BESOIN D´UN PROGRAMME D'AMÉLIORATION GÉNÉTIQUE

Il est patent que les populations locales d’abeilles présentent un niveau de diversité idéal pour s’adapter aux changements environnementaux et aux conditions de leur écosystème. En conséquence, les populations locales sont d’autant plus productives qu’elles vivent dans leur écosystème. Concrètement, la population locale de la péninsule ibérique, même bien adaptée à son milieu, fait preuve d’un fort comportement défensif et d’une tendance à l’essaimage. Elle est sensible à l’infection par l’acarien varroa. Ces trois caractères ne sont pas souhaitables pour les apiculteurs. En effet, d’une part, des abeilles plus dociles faciliteraient le travail de routine et permettrait à l’apiculteur de prendre plus de plaisir à côtoyer ses abeilles qui seraient aussi plus productives et, en dernier lieu, les abeilles résistantes à la varroase réduiraient l’emploi d’acaricides et faciliteraient leur conduite. Ce qui débouche sur une augmentation de la production. La recherche des caractéristiques mentionnées a provoqué, au cours des 20 dernières années, l’introduction d’autres sous-espèces non locales (et hybrides), en particulier A. m. ligustica et Buckfast, lesquelles menacent la diversité naturelle de la population locale du fait de croisements incontrôlés entre les sous-espèces locale et étrangères.

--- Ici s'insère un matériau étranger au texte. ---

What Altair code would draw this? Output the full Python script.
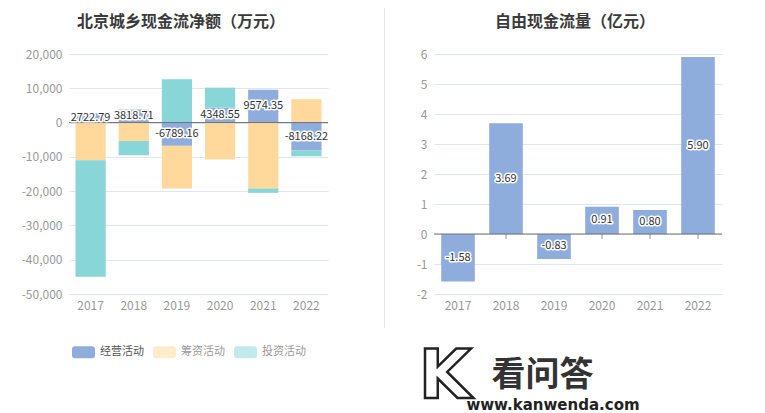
import altair as alt
import pandas as pd

years = ["2017", "2018", "2019", "2020", "2021", "2022"]
series_names = ["经营活动", "筹资活动", "投资活动"]
operating = [2722.79, 3818.71, -6789.16, 4348.55, 9574.35, -8168.22]
financing = [-11000, -5360, -12430, -10770, -19220, 6790]
investing = [-33960, -4160, 12610, 5840, -1280, -1640]
free_cf = [-1.58, 3.69, -0.83, 0.91, 0.80, 5.90]
left_ticks = [-50000, -40000, -30000, -20000, -10000, 0, 10000, 20000]
right_ticks = [-2, -1, 0, 1, 2, 3, 4, 5, 6]
colors = ["#8EADDC", "#FFD99B", "#88D6D8"]
titles = ["北京城乡现金流净额（万元）", "自由现金流量（亿元）"]
watermark = ["看问答", "www.kanwenda.com", "K"]

FONT = "Noto Sans CJK SC"

rows = []
for i, yr in enumerate(years):
    for k, vals in enumerate([operating, financing, investing]):
        rows.append({"year": yr, "series": series_names[k], "value": vals[i], "ord": k})
df_flow = pd.DataFrame(rows)
df_op = pd.DataFrame({"year": years, "value": operating,
                      "label": [f"{v:.2f}" for v in operating]})
df_fcf = pd.DataFrame({"year": years, "value": free_cf,
                       "label": [f"{v:.2f}" for v in free_cf]})
one = pd.DataFrame({"a": [0]})
df_titles = pd.DataFrame({"t": titles})
wm_df = pd.DataFrame({"t": watermark})

x_axis = alt.Axis(title=None, labelAngle=0, domain=False, ticks=False, grid=False,
                  labelPadding=6)
band = alt.Scale(paddingInner=0.3, paddingOuter=0.15)

rounded = ("M-0.74,-0.52 L0.74,-0.52 Q1,-0.52 1,-0.26 L1,0.26 Q1,0.52 0.74,0.52 "
           "L-0.74,0.52 Q-1,0.52 -1,0.26 L-1,-0.26 Q-1,-0.52 -0.74,-0.52 Z")

LABEL_SIZE = 11


def title_mark(idx, xpos):
    return alt.Chart(df_titles).transform_filter(alt.datum.t == titles[idx]).mark_text(
        fontSize=16, fontWeight="bold", font=FONT, color="#3a3a3a",
        baseline="alphabetic", align="center").encode(
        text="t:N", x=alt.value(xpos), y=alt.value(-27))


def value_labels(df, xenc, scale, axis):
    halo = alt.Chart(df).mark_text(fontSize=LABEL_SIZE, font=FONT, stroke="white",
                                   strokeWidth=3, strokeJoin="round", fill="white").encode(
        x=xenc, y=alt.Y("mid:Q", scale=scale, axis=axis), text="label:N"
    ).transform_calculate(mid="datum.value / 2")
    txt = alt.Chart(df).mark_text(fontSize=LABEL_SIZE, font=FONT, color="#333").encode(
        x=xenc, y=alt.Y("mid:Q", scale=scale, axis=axis), text="label:N"
    ).transform_calculate(mid="datum.value / 2")
    return halo, txt


# ---------- left chart ----------
lx = alt.X("year:N", sort=years, scale=band, axis=x_axis)
ly_scale = alt.Scale(domain=[-50000, 20000], nice=False, zero=False)
ly_axis = alt.Axis(values=left_ticks, format=",.0f", title=None, domain=False,
                   ticks=False, labelPadding=7, gridColor="#E0E6F1",
                   labelExpr="replace(datum.label, '−', '-')")

l_ticks = alt.Chart(df_op).mark_tick(orient="vertical", size=5, thickness=1,
                                     yOffset=2.5, color="#6E7079").encode(
    x=lx, y=alt.Y("z:Q", scale=ly_scale, axis=ly_axis)).transform_calculate(z="0")
l_bars = alt.Chart(df_flow).mark_bar().encode(
    x=lx,
    y=alt.Y("value:Q", stack="zero", scale=ly_scale, axis=ly_axis),
    color=alt.Color("series:N", sort=series_names,
                    scale=alt.Scale(domain=series_names, range=colors),
                    legend=alt.Legend(
                        title=None, orient="none", direction="horizontal",
                        legendX=3, legendY=286.5,
                        symbolType=rounded, symbolSize=529, symbolStrokeWidth=0,
                        symbolOpacity=alt.ExprRef("datum.value == '经营活动' ? 1 : 0.5"),
                        labelColor=alt.ExprRef("datum.value == '经营活动' ? '#555' : '#9a9a9a'"),
                        labelFontSize=11, labelFont=FONT, labelOffset=5,
                        columnPadding=9, padding=0)),
    order=alt.Order("ord:Q", sort="ascending"),
)
l_zero = alt.Chart(one).mark_rule(color="#6E7079", strokeWidth=1).encode(
    y=alt.Y("z:Q", scale=ly_scale, axis=ly_axis)).transform_calculate(z="0")
l_halo, l_text = value_labels(df_op, lx, ly_scale, ly_axis)

left = alt.layer(l_ticks, l_bars, l_zero, l_halo, l_text, title_mark(0, 112)).properties(
    width=259, height=240)

# ---------- right chart ----------
rx = alt.X("year:N", sort=years, scale=band, axis=x_axis)
ry_scale = alt.Scale(domain=[-2, 6], nice=False, zero=False)
ry_axis = alt.Axis(values=right_ticks, format=".0f", title=None, domain=False, ticks=False,
                   labelPadding=7, gridColor="#E0E6F1",
                   labelExpr="replace(datum.label, '−', '-')")

r_ticks = alt.Chart(df_fcf).mark_tick(orient="vertical", size=5, thickness=1,
                                      yOffset=2.5, color="#6E7079").encode(
    x=rx, y=alt.Y("z:Q", scale=ry_scale, axis=ry_axis)).transform_calculate(z="0")
r_bars = alt.Chart(df_fcf).mark_bar(color=colors[0]).encode(
    x=rx, y=alt.Y("value:Q", scale=ry_scale, axis=ry_axis))
r_zero = alt.Chart(one).mark_rule(color="#6E7079", strokeWidth=1).encode(
    y=alt.Y("z:Q", scale=ry_scale, axis=ry_axis)).transform_calculate(z="0")
r_halo, r_text = value_labels(df_fcf, rx, ry_scale, ry_axis)

divider = alt.Chart(one).mark_rule(color="#E6E6E6", strokeWidth=1).encode(
    x=alt.value(-49.5), y=alt.value(-46), y2=alt.value(274))

wm_big = alt.Chart(wm_df).transform_filter(alt.datum.t == watermark[0]).mark_text(
    fontSize=34, fontWeight="bold", font=FONT, color="#333").encode(
    text="t:N", x=alt.value(108.5), y=alt.value(322))
wm_url = alt.Chart(wm_df).transform_filter(alt.datum.t == watermark[1]).mark_text(
    fontSize=15, fontWeight="bold", font="DejaVu Sans", color="#222").encode(
    text="t:N", x=alt.value(119), y=alt.value(351))
wm_k = alt.Chart(wm_df).transform_filter(alt.datum.t == watermark[2]).mark_text(
    fontSize=68, fontWeight="bold", font="DejaVu Sans", fill="white", stroke="#222",
    strokeWidth=2.5).encode(
    text="t:N", x=alt.value(11), y=alt.value(324))

right = alt.layer(r_ticks, r_bars, r_zero, r_halo, r_text, divider,
                  wm_k, wm_big, wm_url, title_mark(1, 141)).properties(
    width=288, height=240)

chart = alt.hconcat(left, right, spacing=106, bounds="flush").resolve_scale(
    x="independent", y="independent", color="independent"
).properties(
    autosize=alt.AutoSizeParams(type="none"),
    padding={"left": 61, "top": 46, "right": 680, "bottom": 345},
).configure_view(stroke=None).configure_axis(
    labelFont=FONT, labelFontSize=12, labelColor="#999999"
)

chart.save("out.html", embed_options={"renderer": "svg", "actions": False})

Placés devant ce fait, notre objectif est de maintenir et de promouvoir la diversité génétique de la sous-espèce A. m. iberiensis. Il est nécessaire pour cela de sélectionner les populations locales pour obtenir des abeilles présentant des caractères intéressants pour les apiculteurs et pour qu’elles soient préférées. Cela permettra d’éviter les importations d’abeilles étrangères et favorisera la préservation de la diversité des populations locales d’abeilles noires autochtones.